==== Given material ====
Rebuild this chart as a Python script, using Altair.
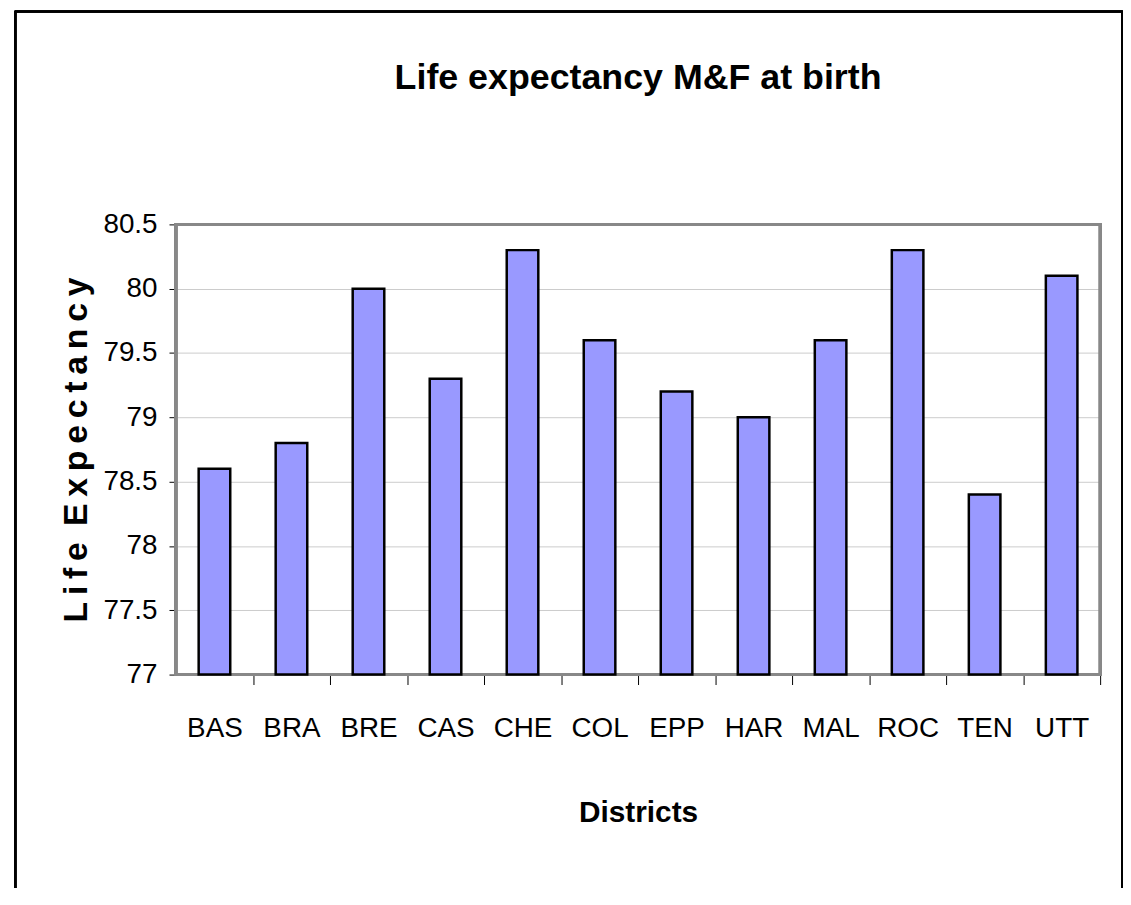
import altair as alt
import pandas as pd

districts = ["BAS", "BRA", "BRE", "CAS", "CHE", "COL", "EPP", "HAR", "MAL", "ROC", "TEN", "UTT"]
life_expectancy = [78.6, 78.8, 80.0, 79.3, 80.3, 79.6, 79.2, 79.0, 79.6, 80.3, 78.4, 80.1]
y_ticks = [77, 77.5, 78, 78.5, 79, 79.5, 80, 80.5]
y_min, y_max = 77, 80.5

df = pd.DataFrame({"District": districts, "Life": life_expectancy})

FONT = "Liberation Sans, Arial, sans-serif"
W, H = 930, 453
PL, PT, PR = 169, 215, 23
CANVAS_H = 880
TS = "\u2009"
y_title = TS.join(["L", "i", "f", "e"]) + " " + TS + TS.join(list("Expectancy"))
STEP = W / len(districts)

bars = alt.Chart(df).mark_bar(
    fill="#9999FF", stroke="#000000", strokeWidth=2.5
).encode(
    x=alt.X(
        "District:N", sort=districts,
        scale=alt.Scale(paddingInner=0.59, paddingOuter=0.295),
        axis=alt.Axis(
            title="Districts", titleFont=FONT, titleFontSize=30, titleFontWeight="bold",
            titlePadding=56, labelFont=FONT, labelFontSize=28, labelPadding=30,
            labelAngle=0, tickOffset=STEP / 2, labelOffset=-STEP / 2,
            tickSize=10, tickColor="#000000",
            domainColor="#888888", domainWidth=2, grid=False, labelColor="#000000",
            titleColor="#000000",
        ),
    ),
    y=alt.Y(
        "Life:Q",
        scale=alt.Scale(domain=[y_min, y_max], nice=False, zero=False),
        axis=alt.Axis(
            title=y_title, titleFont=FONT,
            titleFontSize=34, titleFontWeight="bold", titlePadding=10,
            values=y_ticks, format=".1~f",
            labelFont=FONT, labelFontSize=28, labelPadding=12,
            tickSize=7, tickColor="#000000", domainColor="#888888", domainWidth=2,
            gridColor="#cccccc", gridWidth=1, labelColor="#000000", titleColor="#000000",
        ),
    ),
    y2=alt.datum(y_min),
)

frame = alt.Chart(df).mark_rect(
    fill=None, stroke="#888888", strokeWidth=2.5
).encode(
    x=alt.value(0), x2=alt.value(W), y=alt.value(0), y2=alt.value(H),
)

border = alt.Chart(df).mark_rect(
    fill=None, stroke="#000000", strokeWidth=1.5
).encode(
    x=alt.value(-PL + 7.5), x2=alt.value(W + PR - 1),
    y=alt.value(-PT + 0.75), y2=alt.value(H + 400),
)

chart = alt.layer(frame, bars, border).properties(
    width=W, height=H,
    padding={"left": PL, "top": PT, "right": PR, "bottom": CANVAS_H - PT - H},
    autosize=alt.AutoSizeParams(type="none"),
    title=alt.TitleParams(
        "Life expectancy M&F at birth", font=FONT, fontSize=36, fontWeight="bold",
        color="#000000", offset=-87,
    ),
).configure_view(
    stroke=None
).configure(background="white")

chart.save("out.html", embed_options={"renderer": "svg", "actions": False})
====
Write out each line of the data exactly; the images should be left out.

Rebuild this chart as a Python script, using Altair.
import altair as alt
import pandas as pd

districts = ["BAS", "BRA", "BRE", "CAS", "CHE", "COL", "EPP", "HAR", "MAL", "ROC", "TEN", "UTT"]
life_expectancy = [78.6, 78.8, 80.0, 79.3, 80.3, 79.6, 79.2, 79.0, 79.6, 80.3, 78.4, 80.1]
y_ticks = [77, 77.5, 78, 78.5, 79, 79.5, 80, 80.5]
y_min, y_max = 77, 80.5

df = pd.DataFrame({"District": districts, "Life": life_expectancy})

FONT = "Liberation Sans, Arial, sans-serif"
W, H = 930, 453
PL, PT, PR = 169, 215, 23
CANVAS_H = 880
TS = "\u2009"
y_title = TS.join(["L", "i", "f", "e"]) + " " + TS + TS.join(list("Expectancy"))
STEP = W / len(districts)

bars = alt.Chart(df).mark_bar(
    fill="#9999FF", stroke="#000000", strokeWidth=2.5
).encode(
    x=alt.X(
        "District:N", sort=districts,
        scale=alt.Scale(paddingInner=0.59, paddingOuter=0.295),
        axis=alt.Axis(
            title="Districts", titleFont=FONT, titleFontSize=30, titleFontWeight="bold",
            titlePadding=56, labelFont=FONT, labelFontSize=28, labelPadding=30,
            labelAngle=0, tickOffset=STEP / 2, labelOffset=-STEP / 2,
            tickSize=10, tickColor="#000000",
            domainColor="#888888", domainWidth=2, grid=False, labelColor="#000000",
            titleColor="#000000",
        ),
    ),
    y=alt.Y(
        "Life:Q",
        scale=alt.Scale(domain=[y_min, y_max], nice=False, zero=False),
        axis=alt.Axis(
            title=y_title, titleFont=FONT,
            titleFontSize=34, titleFontWeight="bold", titlePadding=10,
            values=y_ticks, format=".1~f",
            labelFont=FONT, labelFontSize=28, labelPadding=12,
            tickSize=7, tickColor="#000000", domainColor="#888888", domainWidth=2,
            gridColor="#cccccc", gridWidth=1, labelColor="#000000", titleColor="#000000",
        ),
    ),
    y2=alt.datum(y_min),
)

frame = alt.Chart(df).mark_rect(
    fill=None, stroke="#888888", strokeWidth=2.5
).encode(
    x=alt.value(0), x2=alt.value(W), y=alt.value(0), y2=alt.value(H),
)

border = alt.Chart(df).mark_rect(
    fill=None, stroke="#000000", strokeWidth=1.5
).encode(
    x=alt.value(-PL + 7.5), x2=alt.value(W + PR - 1),
    y=alt.value(-PT + 0.75), y2=alt.value(H + 400),
)

chart = alt.layer(frame, bars, border).properties(
    width=W, height=H,
    padding={"left": PL, "top": PT, "right": PR, "bottom": CANVAS_H - PT - H},
    autosize=alt.AutoSizeParams(type="none"),
    title=alt.TitleParams(
        "Life expectancy M&F at birth", font=FONT, fontSize=36, fontWeight="bold",
        color="#000000", offset=-87,
    ),
).configure_view(
    stroke=None
).configure(background="white")

chart.save("out.html", embed_options={"renderer": "svg", "actions": False})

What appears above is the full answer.